Hoje vamos discutir três questões, a gestão partilhada, a reserva expressa e os tratados internacionais. A proposta de gestão partilhada resume-se a uma insignificância: limita-se a melhorar o texto concetual no seu ponto textual. O mais importante era apontar, em norma transitória, que a matéria será objeto ou de lei especial num determinado prazo e com indicação de finalidades concretas, ou no mesmo sentido através de alteração do Estatuto Político.
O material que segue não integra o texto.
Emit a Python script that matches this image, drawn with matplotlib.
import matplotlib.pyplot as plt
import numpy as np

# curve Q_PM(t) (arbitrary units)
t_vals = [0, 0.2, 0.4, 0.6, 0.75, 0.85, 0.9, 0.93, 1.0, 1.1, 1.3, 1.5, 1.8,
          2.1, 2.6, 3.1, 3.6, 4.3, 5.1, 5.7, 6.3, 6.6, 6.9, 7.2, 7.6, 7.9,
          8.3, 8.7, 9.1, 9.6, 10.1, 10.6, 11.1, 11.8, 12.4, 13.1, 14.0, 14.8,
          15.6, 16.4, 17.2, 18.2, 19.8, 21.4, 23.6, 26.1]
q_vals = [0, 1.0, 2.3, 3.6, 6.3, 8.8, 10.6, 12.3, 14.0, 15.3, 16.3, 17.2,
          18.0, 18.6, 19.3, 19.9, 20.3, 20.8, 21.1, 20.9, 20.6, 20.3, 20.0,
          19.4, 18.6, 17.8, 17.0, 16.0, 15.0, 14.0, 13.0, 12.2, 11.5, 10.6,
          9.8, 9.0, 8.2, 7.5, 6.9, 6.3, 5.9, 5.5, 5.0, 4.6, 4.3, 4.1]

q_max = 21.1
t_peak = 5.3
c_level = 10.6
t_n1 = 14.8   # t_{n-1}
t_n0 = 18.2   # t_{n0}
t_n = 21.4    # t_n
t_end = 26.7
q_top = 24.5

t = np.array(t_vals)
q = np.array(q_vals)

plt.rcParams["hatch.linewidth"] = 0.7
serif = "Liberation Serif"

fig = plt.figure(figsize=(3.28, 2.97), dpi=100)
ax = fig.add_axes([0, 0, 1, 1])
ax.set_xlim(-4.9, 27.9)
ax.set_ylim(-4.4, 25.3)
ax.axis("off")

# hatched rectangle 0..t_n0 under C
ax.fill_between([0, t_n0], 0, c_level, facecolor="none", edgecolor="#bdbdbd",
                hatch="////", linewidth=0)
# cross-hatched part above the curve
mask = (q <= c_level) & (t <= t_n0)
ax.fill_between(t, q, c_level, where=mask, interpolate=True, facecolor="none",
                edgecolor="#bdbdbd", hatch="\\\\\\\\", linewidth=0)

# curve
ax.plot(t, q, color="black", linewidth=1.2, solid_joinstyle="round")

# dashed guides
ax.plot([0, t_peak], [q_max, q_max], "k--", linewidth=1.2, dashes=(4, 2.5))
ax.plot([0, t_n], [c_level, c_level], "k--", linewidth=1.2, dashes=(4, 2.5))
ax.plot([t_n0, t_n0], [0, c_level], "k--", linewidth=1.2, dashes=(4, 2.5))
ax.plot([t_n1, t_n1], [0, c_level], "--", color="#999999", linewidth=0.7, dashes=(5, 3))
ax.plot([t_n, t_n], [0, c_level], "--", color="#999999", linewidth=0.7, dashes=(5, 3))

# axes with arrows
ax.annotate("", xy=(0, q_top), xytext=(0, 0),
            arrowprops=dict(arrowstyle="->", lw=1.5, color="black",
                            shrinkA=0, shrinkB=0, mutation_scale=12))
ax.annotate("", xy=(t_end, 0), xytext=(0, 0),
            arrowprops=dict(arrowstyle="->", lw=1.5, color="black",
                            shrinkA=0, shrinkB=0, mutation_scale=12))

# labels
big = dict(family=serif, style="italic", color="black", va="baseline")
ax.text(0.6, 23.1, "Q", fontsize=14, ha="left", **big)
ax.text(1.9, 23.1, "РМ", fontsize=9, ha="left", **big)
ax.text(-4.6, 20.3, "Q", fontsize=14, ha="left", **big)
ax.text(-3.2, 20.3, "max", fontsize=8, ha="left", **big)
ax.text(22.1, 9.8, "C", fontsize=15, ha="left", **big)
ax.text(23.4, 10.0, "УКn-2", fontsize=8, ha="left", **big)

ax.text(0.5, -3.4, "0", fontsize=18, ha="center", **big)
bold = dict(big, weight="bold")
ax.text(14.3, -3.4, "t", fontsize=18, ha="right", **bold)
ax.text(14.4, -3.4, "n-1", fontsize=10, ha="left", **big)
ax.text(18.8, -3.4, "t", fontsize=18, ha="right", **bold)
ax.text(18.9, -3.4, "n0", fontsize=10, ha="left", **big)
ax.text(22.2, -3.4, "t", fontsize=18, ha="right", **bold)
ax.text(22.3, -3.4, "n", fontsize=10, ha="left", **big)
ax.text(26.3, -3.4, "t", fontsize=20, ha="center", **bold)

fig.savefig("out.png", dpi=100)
É extraordinário como a Região não sabe fazer: a gestão partilhada já existe desde 1976; mas só foi verbalizada no texto do Estatuto dos Açores na revisão de 2009; depois estupidificada na Região numa lei inócua e entretanto expurgada com naturalidade. E agora, com esse historial, de remeter para uma lei (como a Lei de Finanças das Regiões Autónomas), ou mesmo para o seu Estatuto Político – limita-se a somar mais palavreado.
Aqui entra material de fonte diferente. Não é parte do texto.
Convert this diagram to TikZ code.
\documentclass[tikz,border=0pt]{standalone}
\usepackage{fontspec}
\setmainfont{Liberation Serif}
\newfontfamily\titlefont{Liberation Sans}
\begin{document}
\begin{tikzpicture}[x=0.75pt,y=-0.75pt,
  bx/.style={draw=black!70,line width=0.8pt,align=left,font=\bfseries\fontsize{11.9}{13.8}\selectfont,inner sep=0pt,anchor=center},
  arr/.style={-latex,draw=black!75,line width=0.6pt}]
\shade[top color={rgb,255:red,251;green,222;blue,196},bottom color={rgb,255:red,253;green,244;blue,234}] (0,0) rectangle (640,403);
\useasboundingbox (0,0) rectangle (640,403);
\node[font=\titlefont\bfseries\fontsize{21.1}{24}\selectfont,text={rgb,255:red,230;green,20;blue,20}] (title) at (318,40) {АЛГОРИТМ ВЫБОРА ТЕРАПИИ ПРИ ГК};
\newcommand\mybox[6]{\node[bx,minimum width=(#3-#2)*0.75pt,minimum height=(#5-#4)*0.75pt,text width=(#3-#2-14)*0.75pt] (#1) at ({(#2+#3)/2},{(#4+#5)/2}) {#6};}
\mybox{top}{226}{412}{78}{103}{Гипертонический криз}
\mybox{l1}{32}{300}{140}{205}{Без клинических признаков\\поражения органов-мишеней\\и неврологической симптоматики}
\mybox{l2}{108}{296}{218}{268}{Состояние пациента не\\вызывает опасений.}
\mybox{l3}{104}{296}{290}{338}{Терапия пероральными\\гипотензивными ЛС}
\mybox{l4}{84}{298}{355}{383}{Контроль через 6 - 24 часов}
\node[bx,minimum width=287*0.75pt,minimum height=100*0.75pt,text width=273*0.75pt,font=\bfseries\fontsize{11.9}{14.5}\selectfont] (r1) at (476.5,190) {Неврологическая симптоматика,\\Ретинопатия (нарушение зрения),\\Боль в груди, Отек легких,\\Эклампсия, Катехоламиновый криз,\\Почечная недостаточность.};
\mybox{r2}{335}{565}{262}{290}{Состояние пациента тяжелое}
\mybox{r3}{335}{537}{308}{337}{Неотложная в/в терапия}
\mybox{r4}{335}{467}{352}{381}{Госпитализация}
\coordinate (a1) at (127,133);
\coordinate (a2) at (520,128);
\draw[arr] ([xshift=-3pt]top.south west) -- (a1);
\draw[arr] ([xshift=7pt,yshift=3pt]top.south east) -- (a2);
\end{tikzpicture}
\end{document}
A reserva expressa, isto é, propõe-se que a competência legislativa dos órgãos de soberania sejam apenas as matérias expressas na Constituição. Essa ideia é impraticável. Por motivos políticos: o país é um Estado e não um Estado federal; é certo que o Estado tem elementos federais, porque as regiões autónomas têm poder legislativo, nomeadamente. Espanha já tem algo parecido, mas o modelo é diferente: de um lado, o parlamento é bicameral com uma câmara eleita por deputados das comunidades autonómicas; e de outro lado, todo o país está dividido em comunidades autonómicas a maioria das quais nacionalidades; e, mesmo assim, quando existem dúvidas o Estado tem sempre razão porque conta mais o todo do que a parte. Por motivos jurídicos: como é que o Estado iria dizer na Constituição que a Assembleia da República só tem os poderes legislativos que estão escritos? Improvável ponto é dizer pouco. O Estado, que é unitário, tem uma assembleia nacional; e, como tal, tem sempre que ter poder para resolver tudo, incluindo na própria Constituição. Esta proposta, portanto, é extemporânea e desnecessária à autonomia.
Sobre os acordos e tratados internacionais: em vez de a Região se concentrar em desenvolver por lei, com o Estado, um regime de dividendos para os insulares; eis que se limita a repetir o que a Constituição já possui, mas impõe – salvo seja! – que sejam suspensas as negociações e que não sejam aprovados os acordos e tratados internacionais que a Região Autónoma ainda não tenha dado concordância expressa. Já não existem matérias exclusivas das ilhas, para além das que já foram resolvidas, o “contrato de colónia” na Madeira e o contrato “Chãos de melhoras” nos Açores. Podia admitir-se um prazo que fosse razoável; mas não, quer-se apenas provocar.
Não interessa aos governos regionais a reforma da autonomia – isso é dolorosamente evidente enquanto sufocamos em problemas estruturais básicos que podíamos resolver com todo o dinheiro a que temos acesso.